What seemed to me like counterintuitive advice at the time was incredibly freeing. The more I let myself feel bad, the less awful it felt. Pema had given me permission to feel sad and scared, without trying to fix it. She showed me that I could be open and compassionate with myself and make friends with my suffering. She showed me how to lean in.
I am happy to report that my husband survived his cancer and I learned a whole new approach to dealing with the pain and suffering that continues to ebb and flow in my life. I also became aware of the opportunity to help others lean into their own emotions.
Most of us are raised to think that helping others to forget their pain is a kindness, a nice thing to do. The problem with this notion is that in our efforts to take away the pain, we make it harder for them to accept it and make peace with it. In essence, we increase their suffering.
For instance, I have stopped telling people that “everything will be OK.” I realized that it is the equivalent of telling someone to snap out of it or buck up. This does not open people up or make them feel heard. It shuts them down. And it’s the opposite of comforting when you are upset.
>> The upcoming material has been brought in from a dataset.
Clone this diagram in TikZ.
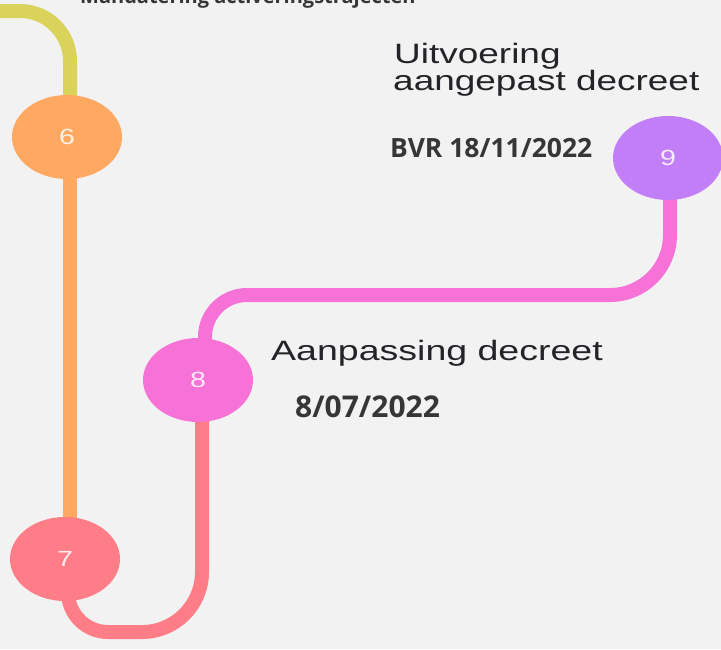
\documentclass[tikz,border=0pt]{standalone}
\usepackage{graphicx}
\usepackage{fontspec}
\setmainfont{Liberation Sans}
\newfontfamily\osans{Open Sans}
\usetikzlibrary{shapes.geometric}
\definecolor{bgc}{HTML}{F2F2F2}
\definecolor{cyel}{HTML}{D9D35B}
\definecolor{corange}{HTML}{FFA862}
\definecolor{ccoral}{HTML}{FF7D87}
\definecolor{cmag}{HTML}{F672D6}
\definecolor{cpurp}{HTML}{C27EF6}
\definecolor{txt}{HTML}{232328}
\definecolor{btxt}{HTML}{363636}
\pgfdeclarelayer{bgfill}
\pgfdeclarelayer{lines}
\pgfsetlayers{bgfill,lines,main}
\begin{document}
\begin{tikzpicture}[x=1pt,y=-1pt,
  stop/.style={ellipse, minimum width=110pt, minimum height=84pt, inner sep=0pt,
    fill=#1, text=white, text opacity=0.85, font=\fontsize{22}{22}\selectfont},
  track/.style={line width=14pt, draw=#1},
  lbl/.style={anchor=base west, inner sep=0pt, text=txt, font=\fontsize{28}{28}\selectfont},
  blbl/.style={anchor=base west, inner sep=0pt, text=btxt, font=\osans\bfseries\fontsize{26.5}{27}\selectfont}]
\useasboundingbox (0,0) rectangle (721,649);
\begin{pgfonlayer}{bgfill}
\fill[bgc] (0,0) rectangle (721,649);
\end{pgfonlayer}

% stops
\node[stop=corange] (n6) at (67,137) {\scalebox{1.3}[1]{6}};
\node[stop=ccoral]  (n7) at (65,559) {\scalebox{1.3}[1]{7}};
\node[stop=cmag]    (n8) at (198,380) {\scalebox{1.3}[1]{8}};
\node[stop=cpurp]   (n9) at (668,158) {\scalebox{1.3}[1]{9}};

% labels
\node[blbl, font=\osans\bfseries\fontsize{20}{20}\selectfont] (t6) at (80,3.5) {Mandatering activeringstrajecten};
\node[lbl] (t9a) at (394,63) {\scalebox{1.32}[1]{Uitvoering}};
\node[lbl] (t9b) at (393,90) {\scalebox{1.32}[1]{aangepast decreet}};
\node[blbl] (d9) at (390,157) {BVR 18/11/2022};
\node[lbl] (t8) at (271,360) {\scalebox{1.34}[1]{Aanpassing decreet}};
\node[blbl, font=\osans\bfseries\fontsize{30}{30}\selectfont] (d8) at (295,417) {8/07/2022};

% track
\coordinate (ystart) at (-20,11);
\coordinate (ycorner) at (70,11);
\coordinate (b1) at (68,632);
\coordinate (bm) at (125,632);
\coordinate (b2) at (202,632);
\coordinate (c1) at (205,295);
\coordinate (cm) at (440,295);
\coordinate (c2) at (670,295);
\begin{pgfonlayer}{lines}
\draw[track=cyel, rounded corners=50pt] (ystart) -- (ycorner) -- ([xshift=3pt]n6.center);
\draw[track=corange] ([xshift=3pt]n6.center) -- ([xshift=5pt]n7.center);
\draw[track=ccoral, rounded corners=40pt] ([xshift=3pt]n7.center) -- (b1) -- (bm);
\draw[track=ccoral, rounded corners=60pt] (bm) -- (b2) -- ([xshift=4pt]n8.center);
\draw[track=cmag, rounded corners=42pt] ([xshift=7pt]n8.center) -- (c1) -- (cm);
\draw[track=cmag, rounded corners=60pt] (cm) -- (c2) -- ([xshift=2pt]n9.center);
\end{pgfonlayer}
\end{tikzpicture}
\end{document}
When my friend broke down and told me that her son had been diagnosed with Asperger’s at the age of four, I had never seen her so devastated. All I wanted to do was make her feel better. Instead, I told her how sorry I was. I tried my best to sit with her in her sadness. I did not try to make it better. There was no making it better at that moment. I leaned in with her.
I have also stopped saying “I know how you feel.” When my husband was sick, there were a surprising number of people who said this to me and then proceeded to share their own cancer war story (about a brother, an aunt or a family friend). This just made me feel worse and that they clearly did not understand the depth of my suffering.
Pat phrases like “look on the bright side” or “if it’s any consolation” are also not useful, especially when followed with an example of someone who you think is worse off. Sure, the story of the woman from your gym who just lost her job and her dog in the same week may seem worse than the situation your friend has found herself in. But that’s not the point. The point is we are all entitled to our suffering, whatever form it takes.
I found Pema’s words so powerful that, over the years, I have shared them with others going through a tough time. When a neighbour confided in me that he was on leave from work due to a breakdown, I dropped off a copy of the book with a note telling him how sorry I was for his suffering.
A few days later, he showed up at my door and stood there silently for a few minutes, with tears in his eyes. As I stood there, pondering what to say, he stepped towards me, arms outstretched, and gave me a big hug. And, so, in turn, I did the only thing that felt right in that moment: I just leaned right in.